First of all, what is a widget?
The definition of the word widget is described as a small gadget or mechanical device, and in a software sense that is exactly what a widget on a phone home screen is. A small bit of an app that can give the end user some information at a glance without having to open the app. The classic example here is a weather widget. Most people would just like to see what the current conditions are very quickly. A widget in this scenario makes all the sense in the world, as the information can be available at a glance without the loading of an app. In the earlier days of Android and in the Windows 7 days, these small bits of an app were everywhere.
Widgets for toolbox accessories (for utilities such as mobile data, WiFi, and flashlight), quick notes, weather, social media feeds, and clocks were on every Android phone. In the early days of the platform this was a selling point feature as the iPhone was described as boring with its static grid of icons on the home screen. Android widgets were described as a living and breathing part of the smartphone experience that allowed for the ultimate user customization. Microsoft saw this, and made a widget like experience a part of their mobile operating system as well.
Windows Phone introduced the Live Tile system that made the whole home screen consisting of moving widgets with the purpose of a at a glance mobile experience. All of this was in an effort to show the unique designs that Microsoft and Google had come up with. Multiple interactive elements to make the home screen more interactive and not the standalone app launcher that the iPhone and BlackBerry were. In many ways, there was a nerd aesthetic to it all. The phone home screen became a gadget box of sorts, which took away from the approachability of Android as a platform. As a result, Android was pegged as a geek platform where the iPhone was much more friendly to the mainstream. In many ways, Android hardware design was reflective of this, more focused on an aesthetic that was more mechanical while Apple focused on a more simple design that reflected its software.
The Design Paradigm Shift
In recent years, Android phone manufacturers have started to take hardware design elegance more seriously than they ever have. A look at modern phones from OnePlus, Samsung, Google, and LG show how the focus has changed. All glass designs, less buttons and switches, and a focus on subtle curves and minimalism have become commonplace. In a space that used to feature rubberized backs, built in kickstands, and sturdy aluminum bodies a shift occurred swapping practicality for visual appeal. It was only fitting then, that this trend has also applied to the software that powers this redesigned hardware.
As Android has been updated, there has been more of a focus on the simplicity that is found on iOS. Along the way, it was determined that people wanted to just find their app and click it. There was no need for any sort of extra visuals on a home screen. The space was to be designated as a way to quickly find your favorite apps and then to launch them, leaving any added visual flair to the apps themselves. We have seen all the iterations of Android from various manufacturers shift to focus on this priority. Samsung, a company notorious for a heavy handed software design approach has over the last couple of years dialed back on the unnecessary features of their One UI experience. As this has happened, the primary casualty of the design shift has been the widget.

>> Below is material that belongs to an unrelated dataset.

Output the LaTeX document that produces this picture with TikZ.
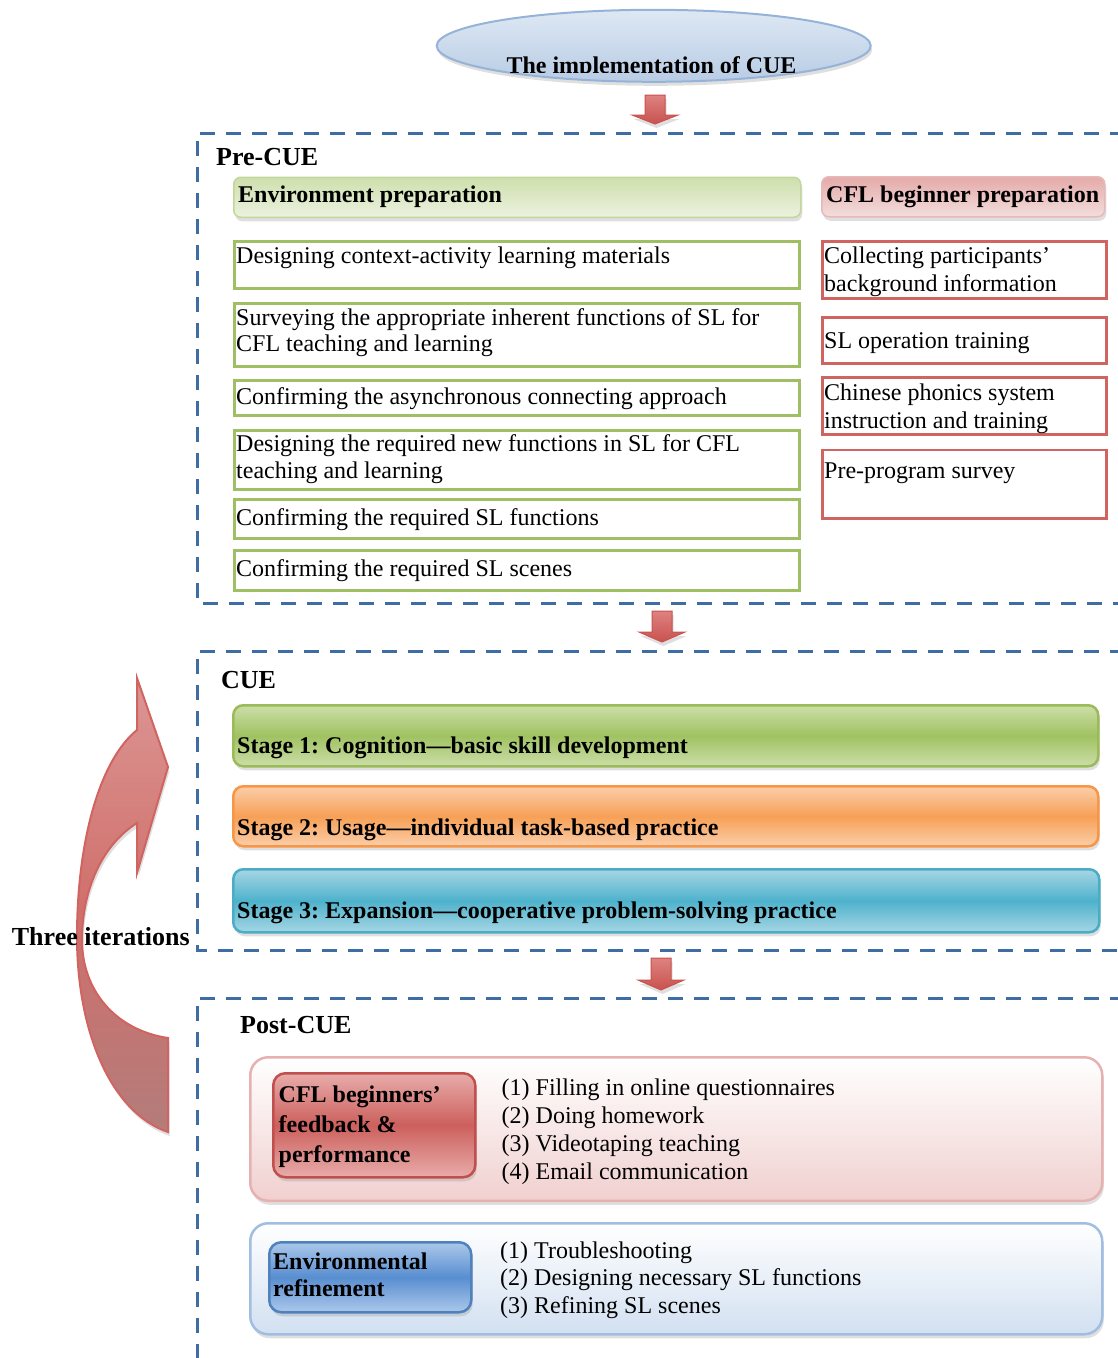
\documentclass[tikz,border=0pt]{standalone}
\usepackage{fontspec}
\setmainfont{Liberation Serif}
\usetikzlibrary{shapes.geometric,shadows}

\definecolor{dashc}{RGB}{62,108,165}
\definecolor{gbord}{RGB}{160,190,100}
\definecolor{rbord}{RGB}{208,100,97}
\definecolor{ellbord}{RGB}{149,179,215}
\definecolor{elltop}{RGB}{222,232,244}
\definecolor{ellbot}{RGB}{184,204,228}
\definecolor{envtop}{RGB}{206,223,172}
\definecolor{envbot}{RGB}{236,242,224}
\definecolor{envbord}{RGB}{195,214,155}
\definecolor{cfltop}{RGB}{228,170,168}
\definecolor{cflbot}{RGB}{243,222,221}
\definecolor{cflbord}{RGB}{230,185,184}
\definecolor{sonelt}{RGB}{204,222,168}
\definecolor{sonemd}{RGB}{160,194,98}
\definecolor{sonebd}{RGB}{155,187,89}
\definecolor{stwolt}{RGB}{251,206,170}
\definecolor{stwomd}{RGB}{247,160,86}
\definecolor{stwobd}{RGB}{247,150,70}
\definecolor{sthrlt}{RGB}{166,214,228}
\definecolor{sthrmd}{RGB}{78,178,204}
\definecolor{sthrbd}{RGB}{75,172,198}
\definecolor{pinkbot}{RGB}{240,208,207}
\definecolor{pinkbord}{RGB}{230,178,177}
\definecolor{inrlt}{RGB}{232,172,170}
\definecolor{inrmd}{RGB}{204,96,93}
\definecolor{inrbd}{RGB}{192,80,77}
\definecolor{bluebot}{RGB}{210,224,241}
\definecolor{bluebord}{RGB}{160,190,225}
\definecolor{inblt}{RGB}{172,200,234}
\definecolor{inbmd}{RGB}{88,142,208}
\definecolor{inbbd}{RGB}{79,129,189}
\definecolor{arrtop}{RGB}{222,130,128}
\definecolor{arrbot}{RGB}{200,82,79}
\definecolor{cvtop}{RGB}{220,150,148}
\definecolor{cvmid}{RGB}{208,112,108}
\definecolor{cvbot}{RGB}{180,124,122}

\newcommand\fs[1]{\fontsize{24}{#1}\selectfont}
\newcommand\lns[1]{\begin{tabular}[t]{@{}l@{}}#1\end{tabular}}
\newcommand\blockarr[4]{%
  \path[arrfill] ({#1-10},#2) -- ({#1+10},#2) -- ({#1+10},#3) -- ({#1+23},#3)
    -- (#1,#4) -- ({#1-23},#3) -- ({#1-10},#3) -- cycle;}

\begin{document}
\frenchspacing
\begin{tikzpicture}[x=1pt,y=-1pt,
  txt/.style={anchor=base west, inner sep=0pt, font=\fs{28}},
  btxt/.style={anchor=base west, inner sep=0pt, font=\fs{28}\bfseries},
  ttl/.style={anchor=base west, inner sep=0pt, font=\fontsize{26}{30}\selectfont\bfseries},
  sh/.style={drop shadow={shadow xshift=1.5pt, shadow yshift=-4pt, opacity=0.25}},
  gbox/.style={draw=gbord, line width=3pt, fill=white, anchor=north west, inner sep=0pt, minimum width=565pt},
  rbox/.style={draw=rbord, line width=2.8pt, fill=white, anchor=north west, inner sep=0pt, minimum width=284pt},
  frame/.style={draw=dashc, line width=3pt, dash pattern=on 15pt off 11pt},
  hdr/.style={anchor=north west, inner sep=0pt, rounded corners=7pt, line width=1.5pt, minimum height=40pt, sh},
  stagebox/.style={anchor=north west, inner sep=0pt, rounded corners=10pt, line width=2.5pt, minimum width=865pt, sh},
  postbox/.style={anchor=north west, inner sep=0pt, rounded corners=18pt, line width=2.5pt, minimum width=852pt, sh},
  innerbox/.style={anchor=north west, inner sep=0pt, rounded corners=12pt, line width=2.5pt, minimum width=202pt, sh},
  arrfill/.style={draw=arrbot, line width=1pt, top color=arrtop, bottom color=arrbot, sh},
]
\useasboundingbox (0,0) rectangle (1117,1358);

% ---------- top ellipse ----------
\node[ellipse, draw=ellbord, line width=2pt, top color=elltop, bottom color=ellbot,
      minimum width=434pt, minimum height=72pt, inner sep=0pt, sh] (title) at (653.7,45.8) {};
\begin{scope}
  \clip (400,0) rectangle (900,72);
  \node[anchor=base, inner sep=0pt, font=\fs{28}\bfseries] (titletext) at (651.5,73.5) {The implementation of CUE};
\end{scope}
\blockarr{655}{95}{115}{124}

% ---------- Pre-CUE ----------
\path[frame] (1125,133) -- (197,133) -- (197,603) -- (1125,603);
\node[ttl] (precue) at (216,165) {Pre-CUE};

\node[hdr, draw=envbord, top color=envtop, bottom color=envbot, minimum width=567pt] (envh) at (233,176.5) {};
\node[btxt] (envht) at (238,202) {Environment preparation};
\node[hdr, draw=cflbord, top color=cfltop, bottom color=cflbot, minimum width=283pt] (cflh) at (821,176) {};
\node[btxt] (cflht) at (826,202) {CFL beginner preparation};

\node[gbox, minimum height=47pt] (g1) at (233,240) {};
\node[gbox, minimum height=63.5pt] (g2) at (233,301.5) {};
\node[gbox, minimum height=35.5pt] (g3) at (233,378.5) {};
\node[gbox, minimum height=59pt] (g4) at (233,429) {};
\node[gbox, minimum height=39.5pt] (g5) at (233,497.5) {};
\node[gbox, minimum height=40pt] (g6) at (233,549) {};

\node[txt] (g1t) at (236,263.3) {Designing context-activity learning materials};
\node[txt, font=\fs{26.7}] (g2t) at (236,325) {\lns{Surveying the appropriate inherent functions of SL for\\CFL teaching and learning}};
\node[txt] (g3t) at (236,404) {Confirming the asynchronous connecting approach};
\node[txt, font=\fs{26.7}] (g4t) at (236,451.7) {\lns{Designing the required new functions in SL for CFL\\teaching and learning}};
\node[txt] (g5t) at (236,525) {Confirming the required SL functions};
\node[txt] (g6t) at (236,576.5) {Confirming the required SL scenes};

\node[rbox, minimum height=57pt] (r1) at (821,240) {};
\node[rbox, minimum height=46pt] (r2) at (821,316) {};
\node[rbox, minimum height=57pt] (r3) at (821,376) {};
\node[rbox, minimum height=68.5pt] (r4) at (821,448.5) {};

\node[txt, font=\fs{28.4}] (r1t) at (824,263.3) {\lns{Collecting participants’\\background information}};
\node[txt] (r2t) at (824,348.3) {SL operation training};
\node[txt, font=\fs{28.3}] (r3t) at (824,400) {\lns{Chinese phonics system\\instruction and training}};
\node[txt] (r4t) at (824,478.3) {Pre-program survey};

\blockarr{662}{611}{632}{642}

% ---------- CUE ----------
\path[frame] (1125,651) -- (197,651) -- (197,950) -- (1125,950);
\node[ttl] (cue) at (221,688) {CUE};

\node[stagebox, draw=sonebd, top color=sonelt, bottom color=sonelt, middle color=sonemd, minimum height=61pt] (s1) at (232,704) {};
\node[btxt] (s1t) at (237,753.5) {Stage 1: Cognition—basic skill development};
\node[stagebox, draw=stwobd, top color=stwolt, bottom color=stwolt, middle color=stwomd, minimum height=60pt] (s2) at (232,785) {};
\node[btxt] (s2t) at (237,835.5) {Stage 2: Usage—individual task-based practice};
\node[stagebox, draw=sthrbd, top color=sthrlt, bottom color=sthrlt, middle color=sthrmd, minimum height=63pt, minimum width=866pt] (s3) at (232,868) {};
\node[btxt] (s3t) at (237,918) {Stage 3: Expansion—cooperative problem-solving practice};

\blockarr{661}{958}{980}{990}

% ---------- Post-CUE ----------
\path[frame] (1125,998) -- (197,998) -- (197,1375);
\node[ttl] (postcue) at (240,1033) {Post-CUE};

\node[postbox, draw=pinkbord, top color=white, bottom color=pinkbot, minimum height=143.5pt] (p1) at (249,1056) {};
\node[innerbox, draw=inrbd, top color=inrlt, bottom color=inrlt, middle color=inrmd, minimum height=104pt] (p1h) at (272,1072) {};
\node[btxt, font=\fs{30}\bfseries] (p1ht) at (278.5,1102) {\lns{CFL beginners’\\feedback \&\\performance}};
\node[txt] (p1i) at (501.5,1095) {\lns{(1) Filling in online questionnaires\\(2) Doing homework\\(3) Videotaping teaching\\(4) Email communication}};

\node[postbox, draw=bluebord, top color=white, bottom color=bluebot, minimum height=111pt] (p2) at (249,1222) {};
\node[innerbox, draw=inbbd, top color=inblt, bottom color=inblt, middle color=inbmd, minimum height=70pt] (p2h) at (268,1241) {};
\node[btxt, font=\fs{27}\bfseries] (p2ht) at (273,1269) {\lns{Environmental\\refinement}};
\node[txt, font=\fs{27.5}] (p2i) at (500,1258) {\lns{(1) Troubleshooting\\(2) Designing necessary SL functions\\(3) Refining SL scenes}};

% ---------- curved arrow ----------
\path[draw=rbord, line width=2pt, top color=cvtop, bottom color=cvbot, middle color=cvmid, sh]
  (168,1132) .. controls (110,1112) and (77,1030) .. (77,937)
  .. controls (77,840) and (100,760) .. (137,730)
  -- (137,678) -- (168,767) -- (137,873) -- (137,823)
  .. controls (102,845) and (82,890) .. (82,940)
  .. controls (82,990) and (115,1030) .. (168,1038) -- cycle;
\node[anchor=base west, inner sep=0pt, font=\fontsize{26}{30}\selectfont\bfseries] (iter) at (11.7,945) {Three iterations};
\end{tikzpicture}
\end{document}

There really seems to only be a few widgets that have survived this new design focus that we have experienced in the modern day. The search, weather, and clock widgets seem to be the last remnants of the widget past on today’s phones. The days of scrollable widgets that were seen on HTC Sense during the HTC One M7 days are long past as a focus on a decluttered home experience is the new priority. Now some companies have taken to using the left most screen as a way for useful data. Apple has used this as a widget screen, as has OnePlus, and Google has used it as a scrolling news feed of relevant news stories to the user. However, the natural utility of widgets on the home screen is still vacant.
This lack of a focus on widgets by manufacturers has also discouraged developers from building any sort of widget functionality on their apps. What used to be an abundance in options, has now turned into a scarce cupboard of widget selections. There has been a certain streamlining of smartphones over the last 2–3 years. Many phones function the same, have taken out the same features, and largely been devoid of individuality. I remember years ago, picking up an HTC phone and seeing all of the Sense specific widgets was exciting and different than what was offered on a Samsung or Motorola device. The hardware of these devices also was reflective of this software to create a unique experience.
Widgets used to be a hallmark feature of Android, something that was a differentiation of the platform over iOS. Today, there is a certain legitimacy to the thought that all phones are the same. Every device is a large slab of glass on the front and back with metal sides. All phones have a software experience that is designed around getting away from the home screen as fast as possible. In the era where widgets ruled our screens, Android was wildly imperfect but it was exciting and these tools served a purpose. We as a collective society have abandoned utility for sex appeal in many aspects, not just in our smartphones. In many ways this is how we have all contributed to the uniformity of our smartphone experience. I will always miss the days of widgets, and the days where a new smartphone release was still exciting. We can only hope to see a version of this excitement in the future.